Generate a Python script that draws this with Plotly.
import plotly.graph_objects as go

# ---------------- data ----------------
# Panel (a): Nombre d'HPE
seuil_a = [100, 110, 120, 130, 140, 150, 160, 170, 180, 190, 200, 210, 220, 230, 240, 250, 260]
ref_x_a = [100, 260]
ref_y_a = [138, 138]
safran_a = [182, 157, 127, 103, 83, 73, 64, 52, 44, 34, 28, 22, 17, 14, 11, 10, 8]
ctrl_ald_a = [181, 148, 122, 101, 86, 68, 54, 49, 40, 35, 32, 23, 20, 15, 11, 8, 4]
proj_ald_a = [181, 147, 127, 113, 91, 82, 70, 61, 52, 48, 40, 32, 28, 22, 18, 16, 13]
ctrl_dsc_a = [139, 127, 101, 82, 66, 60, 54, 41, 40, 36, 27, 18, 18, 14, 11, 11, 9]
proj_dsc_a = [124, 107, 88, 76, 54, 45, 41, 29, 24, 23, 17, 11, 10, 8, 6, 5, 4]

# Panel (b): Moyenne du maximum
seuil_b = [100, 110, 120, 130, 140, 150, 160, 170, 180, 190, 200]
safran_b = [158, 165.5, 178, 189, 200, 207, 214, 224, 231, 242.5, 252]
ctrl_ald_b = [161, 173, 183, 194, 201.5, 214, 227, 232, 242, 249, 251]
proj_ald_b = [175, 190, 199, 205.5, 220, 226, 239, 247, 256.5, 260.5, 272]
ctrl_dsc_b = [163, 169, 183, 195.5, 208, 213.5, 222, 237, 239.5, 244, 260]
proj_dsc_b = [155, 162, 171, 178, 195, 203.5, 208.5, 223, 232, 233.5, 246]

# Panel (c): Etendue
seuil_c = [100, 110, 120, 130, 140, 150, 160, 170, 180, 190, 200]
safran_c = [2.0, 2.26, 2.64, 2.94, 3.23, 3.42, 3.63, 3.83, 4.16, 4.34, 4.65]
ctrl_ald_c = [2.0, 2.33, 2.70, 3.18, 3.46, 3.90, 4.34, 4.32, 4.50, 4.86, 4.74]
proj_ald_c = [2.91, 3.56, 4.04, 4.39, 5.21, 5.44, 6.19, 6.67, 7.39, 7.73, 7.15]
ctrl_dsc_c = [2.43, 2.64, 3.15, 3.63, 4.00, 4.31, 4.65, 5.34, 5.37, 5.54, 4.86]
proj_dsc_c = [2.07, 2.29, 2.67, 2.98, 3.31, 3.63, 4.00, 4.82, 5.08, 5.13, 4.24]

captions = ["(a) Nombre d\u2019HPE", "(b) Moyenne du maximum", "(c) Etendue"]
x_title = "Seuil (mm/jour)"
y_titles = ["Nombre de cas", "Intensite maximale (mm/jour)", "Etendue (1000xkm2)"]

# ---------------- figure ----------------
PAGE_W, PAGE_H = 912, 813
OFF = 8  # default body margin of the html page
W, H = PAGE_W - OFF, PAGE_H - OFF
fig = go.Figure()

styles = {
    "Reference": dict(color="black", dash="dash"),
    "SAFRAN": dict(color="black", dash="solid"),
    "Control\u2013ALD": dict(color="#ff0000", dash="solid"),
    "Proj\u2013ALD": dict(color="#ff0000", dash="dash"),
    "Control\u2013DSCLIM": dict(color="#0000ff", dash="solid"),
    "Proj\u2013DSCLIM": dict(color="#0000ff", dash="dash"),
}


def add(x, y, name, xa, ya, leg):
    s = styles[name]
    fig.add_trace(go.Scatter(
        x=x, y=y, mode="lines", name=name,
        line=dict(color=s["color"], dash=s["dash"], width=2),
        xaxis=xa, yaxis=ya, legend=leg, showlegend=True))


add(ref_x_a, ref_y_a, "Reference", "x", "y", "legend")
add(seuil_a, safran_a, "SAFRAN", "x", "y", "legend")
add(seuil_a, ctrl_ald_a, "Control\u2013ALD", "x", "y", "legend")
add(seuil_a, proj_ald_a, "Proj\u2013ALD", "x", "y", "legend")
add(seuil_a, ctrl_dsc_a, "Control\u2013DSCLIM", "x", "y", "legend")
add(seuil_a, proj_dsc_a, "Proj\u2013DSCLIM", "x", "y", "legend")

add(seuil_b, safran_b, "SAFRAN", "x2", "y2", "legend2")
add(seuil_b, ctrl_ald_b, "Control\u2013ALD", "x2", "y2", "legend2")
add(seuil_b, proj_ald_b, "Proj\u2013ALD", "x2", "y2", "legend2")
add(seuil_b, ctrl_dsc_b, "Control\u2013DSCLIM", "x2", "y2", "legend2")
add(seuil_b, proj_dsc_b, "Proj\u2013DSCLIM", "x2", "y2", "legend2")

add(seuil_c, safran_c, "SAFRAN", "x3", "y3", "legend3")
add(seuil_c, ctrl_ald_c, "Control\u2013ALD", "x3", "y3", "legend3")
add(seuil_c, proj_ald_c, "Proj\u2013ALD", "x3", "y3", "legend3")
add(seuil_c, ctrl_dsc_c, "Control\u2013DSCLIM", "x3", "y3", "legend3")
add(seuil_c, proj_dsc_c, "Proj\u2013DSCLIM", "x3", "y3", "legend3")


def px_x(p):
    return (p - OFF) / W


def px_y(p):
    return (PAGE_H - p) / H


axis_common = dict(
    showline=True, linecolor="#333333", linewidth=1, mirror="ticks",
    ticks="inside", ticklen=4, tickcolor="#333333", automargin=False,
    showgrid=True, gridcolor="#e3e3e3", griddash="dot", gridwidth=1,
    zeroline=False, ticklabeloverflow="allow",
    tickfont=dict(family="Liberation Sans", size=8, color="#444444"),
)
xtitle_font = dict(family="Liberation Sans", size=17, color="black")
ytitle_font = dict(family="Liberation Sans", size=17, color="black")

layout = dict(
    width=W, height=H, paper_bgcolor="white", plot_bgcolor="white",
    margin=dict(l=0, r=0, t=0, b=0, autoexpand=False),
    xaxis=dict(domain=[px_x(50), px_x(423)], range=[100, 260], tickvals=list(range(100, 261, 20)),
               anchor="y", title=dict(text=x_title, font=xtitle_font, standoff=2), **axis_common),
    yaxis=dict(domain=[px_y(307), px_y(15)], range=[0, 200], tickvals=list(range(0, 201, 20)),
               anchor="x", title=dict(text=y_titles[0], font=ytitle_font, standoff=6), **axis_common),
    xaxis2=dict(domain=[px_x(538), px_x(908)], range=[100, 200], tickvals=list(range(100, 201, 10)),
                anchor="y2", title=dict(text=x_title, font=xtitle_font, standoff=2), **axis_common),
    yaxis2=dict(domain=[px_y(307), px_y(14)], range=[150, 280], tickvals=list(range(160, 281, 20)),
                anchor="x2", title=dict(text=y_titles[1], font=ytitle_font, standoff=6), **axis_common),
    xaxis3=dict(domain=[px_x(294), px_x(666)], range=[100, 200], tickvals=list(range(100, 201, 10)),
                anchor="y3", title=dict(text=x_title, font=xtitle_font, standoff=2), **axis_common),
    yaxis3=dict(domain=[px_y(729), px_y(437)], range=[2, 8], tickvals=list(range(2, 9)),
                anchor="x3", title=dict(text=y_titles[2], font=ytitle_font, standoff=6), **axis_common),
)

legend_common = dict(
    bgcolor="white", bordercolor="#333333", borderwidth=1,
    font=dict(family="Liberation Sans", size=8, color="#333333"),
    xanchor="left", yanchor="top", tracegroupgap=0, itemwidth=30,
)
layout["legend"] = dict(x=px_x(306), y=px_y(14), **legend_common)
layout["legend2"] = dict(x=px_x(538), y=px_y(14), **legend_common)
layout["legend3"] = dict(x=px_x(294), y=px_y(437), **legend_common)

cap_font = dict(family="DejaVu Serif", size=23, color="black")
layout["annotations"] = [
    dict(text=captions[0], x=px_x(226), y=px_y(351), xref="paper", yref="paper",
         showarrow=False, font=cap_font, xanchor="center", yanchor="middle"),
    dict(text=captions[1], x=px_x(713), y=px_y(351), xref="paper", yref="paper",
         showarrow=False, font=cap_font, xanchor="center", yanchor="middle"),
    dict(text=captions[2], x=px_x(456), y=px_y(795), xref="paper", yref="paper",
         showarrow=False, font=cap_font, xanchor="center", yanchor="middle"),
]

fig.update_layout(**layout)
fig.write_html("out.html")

────────

### What you should do
Return only the lines spanning from the first line of the material through the line with "10, 8, 6, 5, 4]", copied exactly, both ends kept.

### Exercise solution
Generate a Python script that draws this with Plotly.
import plotly.graph_objects as go

# ---------------- data ----------------
# Panel (a): Nombre d'HPE
seuil_a = [100, 110, 120, 130, 140, 150, 160, 170, 180, 190, 200, 210, 220, 230, 240, 250, 260]
ref_x_a = [100, 260]
ref_y_a = [138, 138]
safran_a = [182, 157, 127, 103, 83, 73, 64, 52, 44, 34, 28, 22, 17, 14, 11, 10, 8]
ctrl_ald_a = [181, 148, 122, 101, 86, 68, 54, 49, 40, 35, 32, 23, 20, 15, 11, 8, 4]
proj_ald_a = [181, 147, 127, 113, 91, 82, 70, 61, 52, 48, 40, 32, 28, 22, 18, 16, 13]
ctrl_dsc_a = [139, 127, 101, 82, 66, 60, 54, 41, 40, 36, 27, 18, 18, 14, 11, 11, 9]
proj_dsc_a = [124, 107, 88, 76, 54, 45, 41, 29, 24, 23, 17, 11, 10, 8, 6, 5, 4]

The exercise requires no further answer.